Ultra Hawkish Warsh Selection Creates Long Term Economic Risks
- InfraCap Management
- 21 hours ago
- 2 min read
The expected nomination of the ultra-hawkish Kevin Warsh as Fed Chair creates long term risk for the economy as Warsh is a strict believer in the arbitrary and overly restrictive 2% inflation target. He was a member of the Fed that increased rates 17 meetings in a row which precipitated the Great Financial Crisis. Warsh was the only member of the FOMC that remained hawkish on inflation even after the GFC was well underway. He actively opposed the QE that was undertaken to attempt to revive the economy. Consequently, he is the most hawkish candidate for Fed Chair by far. Warsh is a traditional Rhino Republican that focuses solely on the flawed 2% target and ignores the plight of the middle class. Strict adherence to the 2% target severely limits nominal wage growth, creates unnecessary recessions and is a disaster for the middle class.

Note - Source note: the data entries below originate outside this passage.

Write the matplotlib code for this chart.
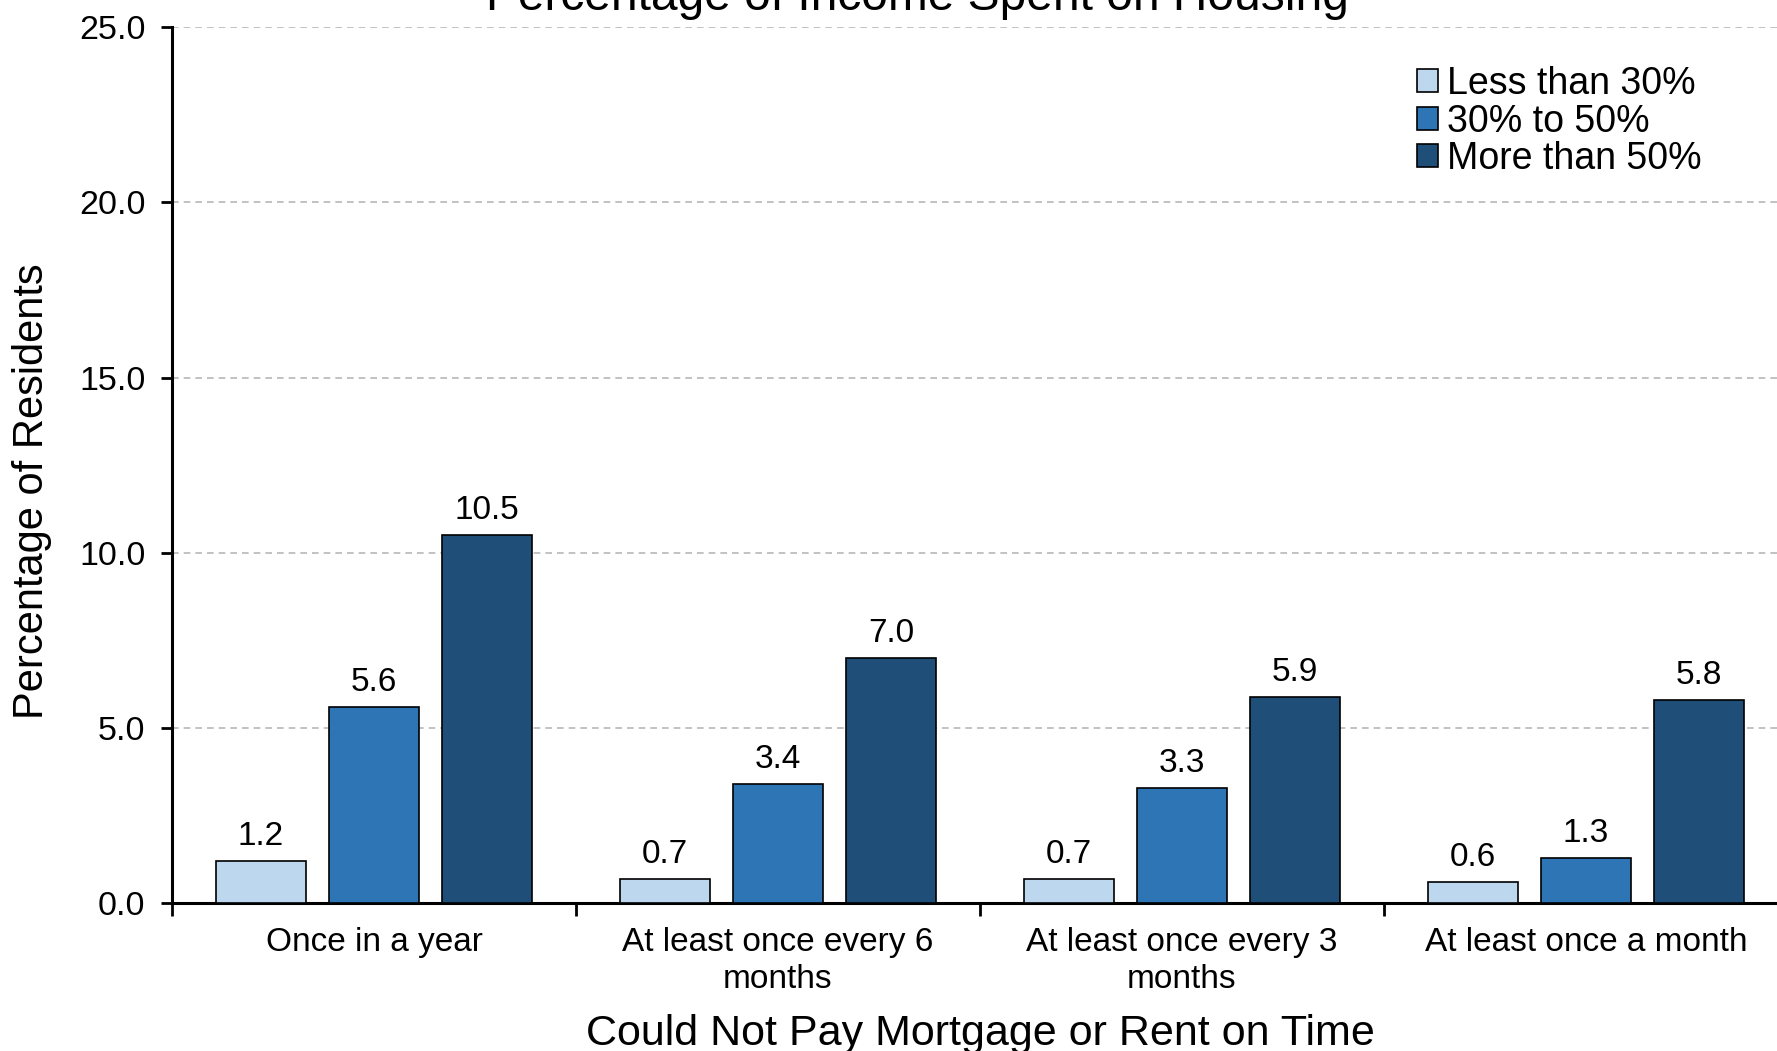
import matplotlib
matplotlib.use("Agg")
import matplotlib.pyplot as plt
import numpy as np

plt.rcParams['font.family'] = ['Liberation Sans', 'DejaVu Sans']

categories = ["Once in a year", "At least once every 6\nmonths",
              "At least once every 3\nmonths", "At least once a month"]
series_names = ["Less than 30%", "30% to 50%", "More than 50%"]
less_30 = [1.2, 0.7, 0.7, 0.6]
mid_30_50 = [5.6, 3.4, 3.3, 1.3]
more_50 = [10.5, 7.0, 5.9, 5.8]
colors = ["#bdd7ee", "#2e75b6", "#1f4e79"]
yticks = [0, 5, 10, 15, 20, 25]

fig = plt.figure(figsize=(17.77, 10.51), dpi=100)
ax = fig.add_axes([0.0968, 0.1405, 0.9094, 0.8337])

x = np.arange(len(categories))
offset = 0.28
width = 0.222
for i, (vals, name, c) in enumerate(zip([less_30, mid_30_50, more_50], series_names, colors)):
    bars = ax.bar(x + (i - 1) * offset, vals, width, color=c, edgecolor='black',
                  linewidth=1.2, label=name, zorder=3)
    ax.bar_label(bars, labels=[f"{v:.1f}" for v in vals], padding=6.5, fontsize=24)

ax.set_xlim(-0.5, 3.5)
ax.set_ylim(0, 25)
ax.set_yticks(yticks)
ax.set_yticklabels([f"{v:.1f}" for v in yticks])
ax.yaxis.grid(True, linestyle=(0, (4, 3)), color='#b8b8b8', linewidth=1.2, zorder=0)
ax.set_axisbelow(True)

ax.set_xticks([-0.5, 0.5, 1.5, 2.5, 3.5])
ax.set_xticklabels([])
ax.set_xticks(x, minor=True)
ax.set_xticklabels(categories, minor=True, fontsize=24, linespacing=1.25)
ax.tick_params(axis='x', which='minor', length=0, pad=17)
ax.tick_params(axis='x', which='major', length=9, width=2, direction='out')
ax.tick_params(axis='y', length=8, width=2, labelsize=24.5, pad=11)

for s in ['top', 'right']:
    ax.spines[s].set_visible(False)
for s in ['left', 'bottom']:
    ax.spines[s].set_linewidth(2.2)

fig.text(917 / 1777, 1 - 10 / 1051, "Percentage of Income Spent on Housing",
         ha='center', va='baseline', fontsize=34.5)
fig.text(980 / 1777, 1 - 1045 / 1051, "Could Not Pay Mortgage or Rent on Time",
         ha='center', va='baseline', fontsize=31)
fig.text(32 / 1777, 1 - 491 / 1051, "Percentage of Residents",
         ha='center', va='center', rotation=90, fontsize=30)

leg = ax.legend(loc='upper left', bbox_to_anchor=(1417 / 1777, 1 - 66 / 1051),
                bbox_transform=fig.transFigure, frameon=False, fontsize=27,
                handlelength=0.55, handleheight=0.55, handletextpad=0.25,
                labelspacing=0.04, borderpad=0, borderaxespad=0)

fig.savefig("out.png", dpi=100)
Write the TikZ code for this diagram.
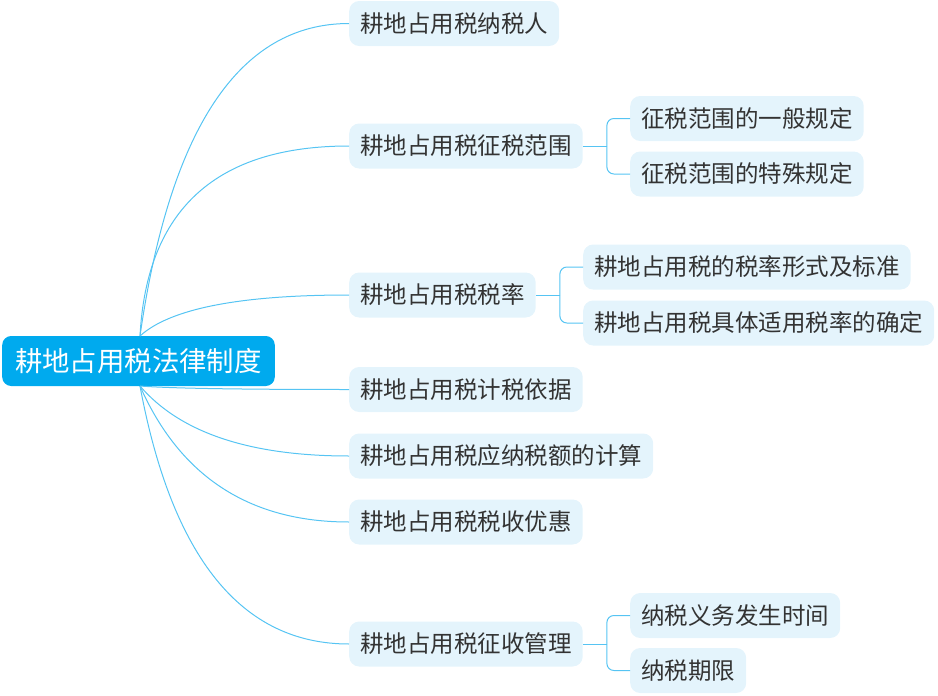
\documentclass[tikz,border=0pt]{standalone}
\usepackage{fontspec}
\setmainfont{Noto Sans CJK SC}
\usetikzlibrary{calc}
\definecolor{rootc}{RGB}{0,170,238}
\definecolor{boxc}{RGB}{228,244,252}
\definecolor{linec}{RGB}{86,196,243}
\definecolor{txtc}{RGB}{51,51,51}
\tikzset{
 rootbox/.style={fill=rootc, rounded corners=9pt, text=white, font=\fontsize{27.4}{30}\selectfont, inner xsep=13pt, inner ysep=0pt, minimum height=50pt, anchor=west},
 topic/.style={fill=boxc, rounded corners=10pt, text=txtc, font=\fontsize{23.5}{26}\selectfont, inner xsep=11pt, inner ysep=0pt, minimum height=45pt, anchor=west},
 conn/.style={draw=linec, line width=1pt},
}
\newcommand\rootlink[3]{%
 \path (#3,0 |- #2.west) coordinate (ctl);
 \draw[conn] (#1) .. controls ($(#1)!0.6667!(ctl)$) and ($(#2.west)!0.6667!(ctl)$) .. (#2.west);}
\begin{document}
\begin{tikzpicture}[x=1pt,y=-1pt]
\useasboundingbox (0,0) rectangle (938,696);
\node[rootbox] (root) at (2,361) {耕地占用税法律制度};
\coordinate (rt) at (140,336);
\coordinate (rb) at (140,386);

\node[topic] (b1) at (349,23.5) {耕地占用税纳税人};
\node[topic] (b2) at (349,146) {耕地占用税征税范围};
\node[topic] (b2a) at (630,118.5) {征税范围的一般规定};
\node[topic] (b2b) at (630,174) {征税范围的特殊规定};
\node[topic] (b3) at (349,295) {耕地占用税税率};
\node[topic] (b3a) at (583,267) {耕地占用税的税率形式及标准};
\node[topic] (b3b) at (583,323) {耕地占用税具体适用税率的确定};
\node[topic] (b4) at (349,389.5) {耕地占用税计税依据};
\node[topic] (b5) at (349,456) {耕地占用税应纳税额的计算};
\node[topic] (b6) at (349,522) {耕地占用税税收优惠};
\node[topic] (b7) at (349,644) {耕地占用税征收管理};
\node[topic] (b7a) at (630,615.5) {纳税义务发生时间};
\node[topic] (b7b) at (630,670.5) {纳税期限};

\rootlink{rt}{b1}{185}
\rootlink{rt}{b2}{150}
\rootlink{rt}{b3}{185}
\rootlink{rb}{b4}{185}
\rootlink{rb}{b5}{200}
\rootlink{rb}{b6}{200}
\rootlink{rb}{b7}{188}

\draw[conn] (b2.east) -- ++(24,0) coordinate (j2);
\draw[conn, rounded corners=7pt] (j2) |- (b2a.west);
\draw[conn, rounded corners=7pt] (j2) |- (b2b.west);
\draw[conn] (b3.east) -- ++(24,0) coordinate (j3);
\draw[conn, rounded corners=7pt] (j3) |- (b3a.west);
\draw[conn, rounded corners=7pt] (j3) |- (b3b.west);
\draw[conn] (b7.east) -- ++(24,0) coordinate (j7);
\draw[conn, rounded corners=7pt] (j7) |- (b7a.west);
\draw[conn, rounded corners=7pt] (j7) |- (b7b.west);
\end{tikzpicture}
\end{document}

In the short run, we expect the Fed to cut 3 times this year as we are forecasting that PCE Core finally reflects the dramatic decline in market rents that is already reflected in real time inflation measures (See our publication of real time inflation at www.infracapfunds.com). Consequently, even the overly hawkish Warsh will support rate cuts this year and is well positioned to implement short term rate cuts with the FOMC due to his historic hawkish outlook. Due to our expectation that we will still get 3 cuts in 2026, we reiterate our bullish target on both bonds of 3.75% and on stocks with an S&P 500 Index target of 8,000.
The risk to the economy is longer term where Warsh’s adherence to the too low 2% target is likely to lead to the Fed needlessly raising rates when there is any blip in inflation due to transitory supply shocks or mismeasurement of inflation by the BLS. The unnecessary rate increases will reduce economic growth and nominal wages and potentially lead to a deep recession as occurred after the mid-2000s aggressive tightening.